Even after you swap out your non-LED tail lights with the LED ones, you may need to take your M3 to the dealer and have your Light Control Module (LCM -- the box that houses your headlight control switch) reprogrammed to get rid off the "Tail Light out" warning lights on your dash (shown on right).


However, some people (including myself) noticed that although the warning lights DID appear after I connected the unmodified adapter cables, they went away after doing this re-wire mod!


Also, M3s with a production date prior to 09/2001 will need a new LCM altogether.

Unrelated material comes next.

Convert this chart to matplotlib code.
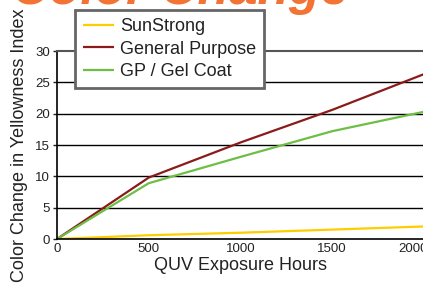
import matplotlib.pyplot as plt
from matplotlib.transforms import ScaledTranslation

plt.rcParams['font.family'] = ['Liberation Sans', 'DejaVu Sans']

# data
hours = [0, 500, 1000, 1500, 2000]
sunstrong = [0, 0.6, 1.0, 1.5, 2.0]
general_purpose = [0, 9.8, 15.4, 20.6, 26.3]
gp_gel_coat = [0, 8.9, 13.1, 17.2, 20.3]

series_names = ['SunStrong', 'General Purpose', 'GP / Gel Coat']
series_colors = ['#FFCC00', '#8B1A1A', '#6DBE45']
x_ticks = [0, 500, 1000, 1500, 2000]
y_ticks = [0, 5, 10, 15, 20, 25, 30]

fig = plt.figure(figsize=(4.23, 2.83), dpi=100)
ax = fig.add_axes([57 / 423, 1 - 239 / 283, 1 - 57 / 423 + 0.002, (239 - 51) / 283])

for vals, name, col in zip([sunstrong, general_purpose, gp_gel_coat], series_names, series_colors):
    ax.plot(hours, vals, color=col, lw=1.6, label=name, solid_capstyle='butt')

ax.set_xlim(0, 2000)
ax.set_ylim(0, 30)
ax.set_xticks(x_ticks)
ax.set_yticks(y_ticks)
ax.tick_params(labelsize=9.5, colors='#222222', length=3, width=1, pad=2)
ax.tick_params(axis='x', length=0, pad=3)

# the last x label sits a little to the left in the reference
last = ax.get_xticklabels()[-1]
last.set_transform(last.get_transform() + ScaledTranslation(-11 / 100, 0, fig.dpi_scale_trans))

# horizontal grid lines
for y in y_ticks[1:-1]:
    ax.axhline(y, color='black', lw=1, zorder=0)

ax.spines['right'].set_visible(False)
ax.spines['top'].set_color('#555555')
ax.spines['top'].set_linewidth(1.5)
ax.spines['left'].set_linewidth(1.2)
ax.spines['bottom'].set_linewidth(1.2)

ax.set_xlabel('QUV Exposure Hours', fontsize=13, color='#222222', labelpad=1)
ax.set_ylabel('Color Change in Yellowness Index', fontsize=13, color='#222222', labelpad=5)

leg = ax.legend(loc='upper left', bbox_to_anchor=(75 / 423, 1 - 10 / 283),
                bbox_transform=fig.transFigure, borderaxespad=0, fontsize=13,
                fancybox=False, framealpha=1, edgecolor='#666666',
                handlelength=1.7, handletextpad=0.35, borderpad=0.45,
                labelspacing=0.31)
leg.get_frame().set_linewidth(2)
for t in leg.get_texts():
    t.set_color('#222222')

# title, cropped at the top of the image
fig.text(180 / 423, 1 - 4 / 283, 'Color Change', fontsize=37, fontweight='bold',
         fontstyle='italic', color='#F37335', ha='center', va='baseline')

fig.savefig('out.png', dpi=100)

This how-to guide will show you how to rewire the BMW wire adapters so that the outer LEDs will also light up intensely any time the brakes are applied.


Tools you will need:

  • 2 Quick Connects that work with 22-gauge wire

  • Pair of pliers

  • Electrical tape (optional)

DIRECTIONS
(REFER TO PHOTOS BELOW)

First of all, the new LED tail lights will come with a pair of wire adapter cables. They are labeled LEFT and RIGHT.

If you wish, you can remove the cover on the end that plugs into the tail lights so you can familiarize yourself with the insides, but it's not required for this mod.

To remove the cover, simply insert a jewelers or a small flat head screwdriver under the raised area shown in the photo on the right. Twist the screwdriver slightly to raise the cover and then slide the cover off.
    
You will notice that slots 1 and 8 are labeled and that slot #4 is empty. This is the slot that triggers the outer LEDs to glow intensely when power is sent to it.     


On the large end of the adapter cable, carefully remove some of the electrical tape. Enough to expose about 2 inches of wires is sufficient.     


Trim off the excess electrical tape and locate the black wire with the green stripe. This is the wire that supplies power to the cluster of LEDs when the brakes are applied. We are going to tap into this wire and send power to slot #4 also.     


You will need a pair of "Quick Connects". You can find them anywhere. I found a 4-pack at the local Wal-Mart for $1.17.

Try to purchase the smaller Quick Connects that work with 22-gauge wires.

If you have never worked with these, then you're in for a treat. Quick Connects allow you to splice into an existing wire and also send the electrical signal to another wire. No cutting, soldering, or taping is needed. Just a pair of pliers.
    
Slide the Quick Connect over the Black/Green wire and then slip in the new wire you wish to also send power to.

Side note: Although it's not required, I recommend that you purchase an extra pair of adapter cables like I did (~$20 US) so that you have the proper connector that slips into slot #4. You can also try to locate those connectors yourself, but don't bother trying Radio Shack. Because they don't carry them.

If you would like to purchase a pair of wires that have the correct connector, just contact me directly and we'll see what we can do.
    
Once both wires are in place, use your pliers to crimp the metal portion into the Quick Connect. If done properly, the metal part will bite into both wires piercing the outer jacket and coming in contact with the actual copper wire inside.

Snap the Quick Connect closed.
    
Slide the other end into Slot #4.

Side note: Although it's not required, I recommend that you purchase an extra pair of adapter cables like I did (~$20 US) so that you have the proper connector that slips into slot #4. You can also try to locate those connectors yourself, but don't bother trying Radio Shack. Because they don't carry them.

If you would like to purchase a pair of wires that have the correct connector, just contact me directly and we'll see what we can do.
    
With the new wire securely inserted into slot #4, slide the cover back on (if you removed it), wrap electrical tape around it so it doesn't hang loose from the rest of the wires, and install!

Once installed, turn your key to position #2 and have a friend press and release the brake pedal. The outer LEDs should glow intensely when the brakes are applied.

Don't forget to take your M3 to the dealer to replace or reprogram your LCM to turn off the tail light warning lights on your dash -- if you get them. I didn't!